Quizá fuera un error, pensó Willi, lo mismo que había pensado cuando se enteró de que Vicki había muerto. ¿Por qué las tiendas de los judíos estaban levantando entonces sus persianas? Hitler había prometido cientos de veces que el día que llegara al poder rodarían cabezas. ¿Quién habría imaginado que los idiotas fueran alguna vez a entregarle legalmente las cosas, y sin que se derramara una sola gota de sangre?
La gente arramblaba con las ediciones especiales de grandes titulares.
—Quizá no sea tan malo como parece. —Fritz prácticamente le arrancó un ejemplar a un vendedor callejero. Parecía estar rezando cuando recorrió con la vista la primera plana—. Hugenberg… ministro de Finanzas. Von Papen… vicecanciller. Puede que realmente logren sujetar al perro.
—Siempre has dicho que Von Papen era un cabeza de chorlito insustancial.
Cuando llegaron a Leipziger Strasse, incluso el humor negro se desvaneció. Grupos de guardias de asalto deambulaban por las aceras. «¡Hoy Alemania, mañana el mundo!», gritaban, hostigando físicamente a la gente que entraba y salía de Wertheim. Se oyó un estrépito tremendo, y uno de los grandes escaparates se rompió en mil pedazos.
—No es tan malo como parece. —Willi giró el volante para evitar los cristales rotos—. Es peor.

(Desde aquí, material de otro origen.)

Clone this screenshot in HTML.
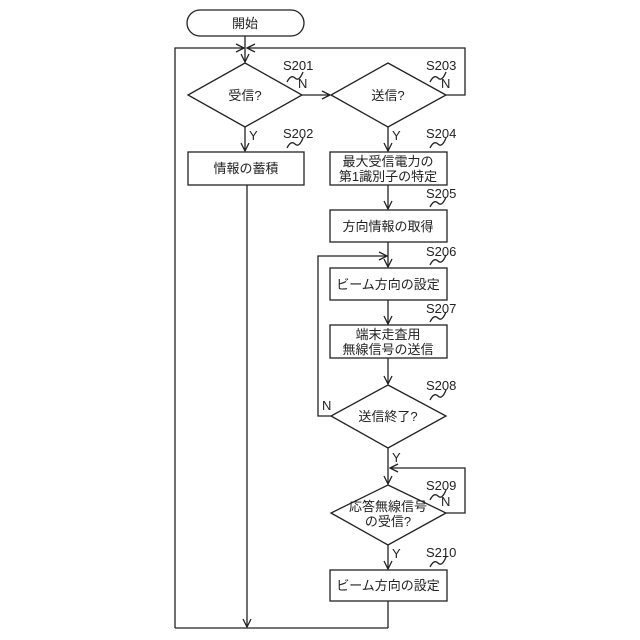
<!DOCTYPE html>
<html><head><meta charset="utf-8"><style>html,body{margin:0;padding:0;background:#fff}svg{display:block}text{font-family:"Liberation Sans","Noto Sans CJK JP",sans-serif;font-size:13px;fill:#222}</style></head><body>
<svg width="640" height="640" viewBox="0 0 640 640" xmlns="http://www.w3.org/2000/svg">
<defs><marker id="a" markerWidth="10" markerHeight="10" refX="9" refY="5" orient="auto" markerUnits="userSpaceOnUse"><path d="M1,1 L9,5 L1,9" fill="none" stroke="#222" stroke-width="1.3"/></marker></defs>
<g fill="none" stroke="#222" stroke-width="1.3">
<rect x="187" y="10" width="117" height="26" rx="13"/>
<line x1="245" y1="36" x2="245" y2="62" marker-end="url(#a)"/>
<polyline points="175,628 175,48 244,48" marker-end="url(#a)"/>
<polyline points="446,95 465,95 465,48 247,48" marker-end="url(#a)"/>
<polygon points="245,63 302,95 245,127 188,95"/>
<polygon points="388,63 446,95 388,127 331,95"/>
<line x1="302" y1="95" x2="330" y2="95" marker-end="url(#a)"/>
<line x1="245" y1="127" x2="245" y2="151" marker-end="url(#a)"/>
<line x1="388" y1="127" x2="388" y2="151" marker-end="url(#a)"/>
<rect x="188" y="152" width="116" height="33"/>
<rect x="330" y="152" width="117" height="33"/>
<line x1="247" y1="185" x2="247" y2="627" marker-end="url(#a)"/>
<line x1="388" y1="185" x2="388" y2="209" marker-end="url(#a)"/>
<rect x="330" y="210" width="117" height="32"/>
<line x1="388" y1="242" x2="388" y2="267" marker-end="url(#a)"/>
<rect x="330" y="268" width="117" height="32"/>
<line x1="388" y1="300" x2="388" y2="324" marker-end="url(#a)"/>
<rect x="330" y="325" width="117" height="33"/>
<line x1="388" y1="358" x2="388" y2="384" marker-end="url(#a)"/>
<polygon points="388,385 446,416 388,448 331,416"/>
<polyline points="331,416 318,416 318,256 387,256" marker-end="url(#a)"/>
<line x1="388" y1="448" x2="388" y2="484" marker-end="url(#a)"/>
<polygon points="388,485 446,513 388,545 331,513"/>
<polyline points="446,513 465,513 465,468 390,468" marker-end="url(#a)"/>
<line x1="388" y1="545" x2="388" y2="569" marker-end="url(#a)"/>
<rect x="330" y="570" width="117" height="31"/>
<line x1="388" y1="601" x2="388" y2="628"/>
<line x1="175" y1="628" x2="388" y2="628"/>
<path d="M287,82 q4,-8 8,-4 q4,4 8,-6"/>
<path d="M430,82 q4,-8 8,-4 q4,4 8,-6"/>
<path d="M287,148 q4,-8 8,-4 q4,4 8,-6"/>
<path d="M430,148 q4,-8 8,-4 q4,4 8,-6"/>
<path d="M430,207 q4,-8 8,-4 q4,4 8,-6"/>
<path d="M430,265 q4,-8 8,-4 q4,4 8,-6"/>
<path d="M430,322 q4,-8 8,-4 q4,4 8,-6"/>
<path d="M430,400 q4,-8 8,-4 q4,4 8,-6"/>
<path d="M430,500 q4,-8 8,-4 q4,4 8,-6"/>
<path d="M430,567 q4,-8 8,-4 q4,4 8,-6"/>
</g>
<g text-anchor="middle">
<text x="245" y="28">開始</text>
<text x="245" y="100">受信?</text>
<text x="388" y="100">送信?</text>
<text x="246" y="173">情報の蓄積</text>
<text x="388" y="166">最大受信電力の</text>
<text x="388" y="181">第1識別子の特定</text>
<text x="388" y="231">方向情報の取得</text>
<text x="388" y="289">ビーム方向の設定</text>
<text x="388" y="339">端末走査用</text>
<text x="388" y="354">無線信号の送信</text>
<text x="388" y="421">送信終了?</text>
<text x="388" y="511">応答無線信号</text>
<text x="388" y="526">の受信?</text>
<text x="388" y="590">ビーム方向の設定</text>
</g>
<g>
<text x="283" y="70">S201</text><text x="426" y="70">S203</text>
<text x="283" y="138">S202</text><text x="426" y="138">S204</text>
<text x="426" y="198">S205</text><text x="426" y="256">S206</text>
<text x="426" y="313">S207</text><text x="426" y="390">S208</text>
<text x="426" y="490">S209</text><text x="426" y="557">S210</text>
<text x="298" y="88">N</text><text x="441" y="88">N</text>
<text x="249" y="140">Y</text><text x="392" y="140">Y</text>
<text x="322" y="410">N</text><text x="392" y="462">Y</text>
<text x="441" y="506">N</text><text x="392" y="558">Y</text>
</g>
</svg>
</body></html>
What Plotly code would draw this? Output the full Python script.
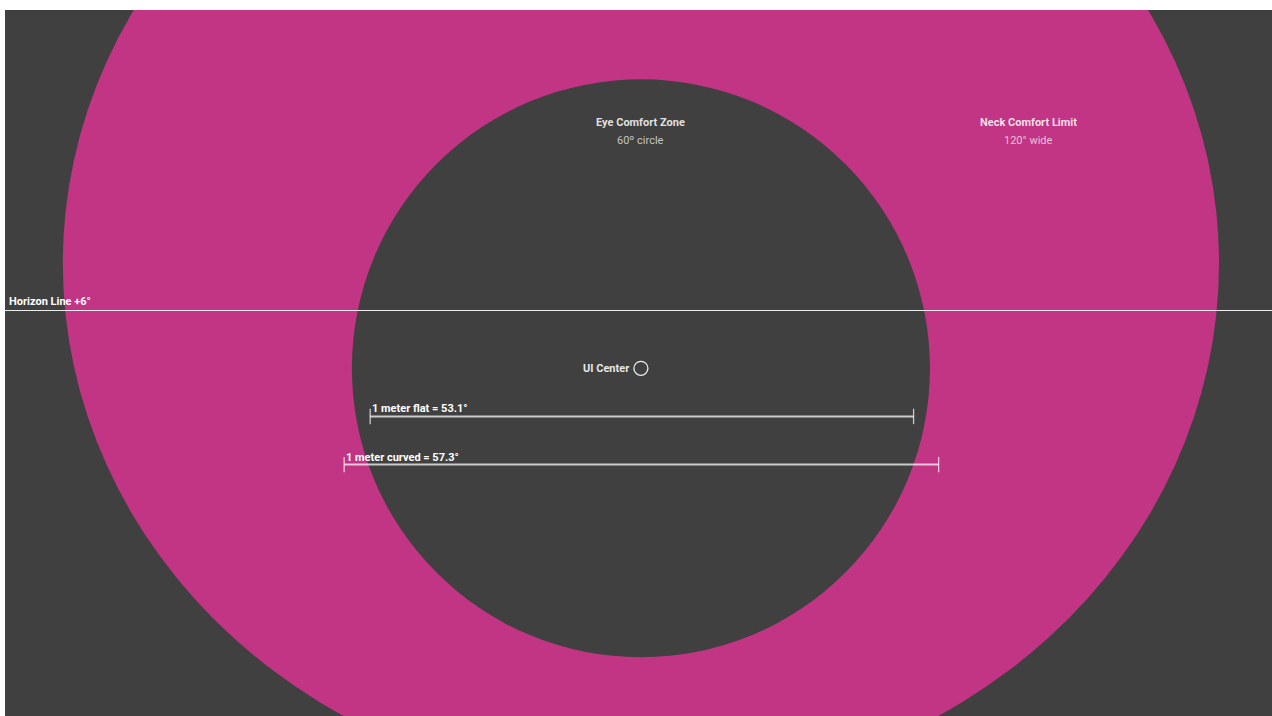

En Koch Strasse, el edificio Ullstein tenía ya el aspecto de un castillo sitiado y los empleados entraban corriendo en busca de refugio.
—Encontraré a Eckelmann como sea —dijo Fritz al salir del coche—. En cuanto lo consiga, te llamo.
Willi se dirigió directamente a Dahlem. Bajo la clara luz invernal, la villa cubierta de hiedra de los Gottman permanecía serena como en un cuadro.
—¡Willi! —Max lo abrazó en cuanto entró—. El país entero se ha vuelto loco. Hitler sale por la radio a cada momento. Deprisa. Estamos escuchando para ver si ahora que tiene el poder se modera, como todo el mundo predice. Ya sabes, si se vuelve más estadista, más conciliador.
Ava, sentada en el sofá con un chal bordado sobre los hombros, pareció inequívocamente menos feliz de ver a Willi.
—Hola —dijo fríamente, encendiendo la radio—. No te esperábamos, por cierto.
—Fuiste extraordinariamente oportuno, Willi —soltó Max, fuera de sí por el nerviosismo. Marañas de venas aparecieron en sus sienes—. Me avisaste para que me marchara justo a tiempo. Conseguí liquidarlo todo: casa, muebles, el negocio, todo a un precio muy razonable, dadas las circunstancias. Sólo Dios sabe adónde irán a parar las propiedades de los judíos mañana.
En la radio sonó un gong: «El nuevo canciller se dirigirá a la nación». Hubo un momento de silencio, y luego… una voz dura y tensa.
¡Alemanes! Una república corrupta ha colgado como una soga alrededor de nuestro cuello durante quince años. Millones de parados. Millones de personas sin hogar. Pero ahora, por fin… ¡he tomado las riendas del poder!
—¡Menuda arrogancia! —balbució Max.
Nunca más la banca internacional, la internacional bolchevique y el contubernio internacional de los piojos judíos volverán a chupar la sangre al pueblo alemán. El día del ajuste de cuentas se acerca. ¡Y yo soy vuestro Führer!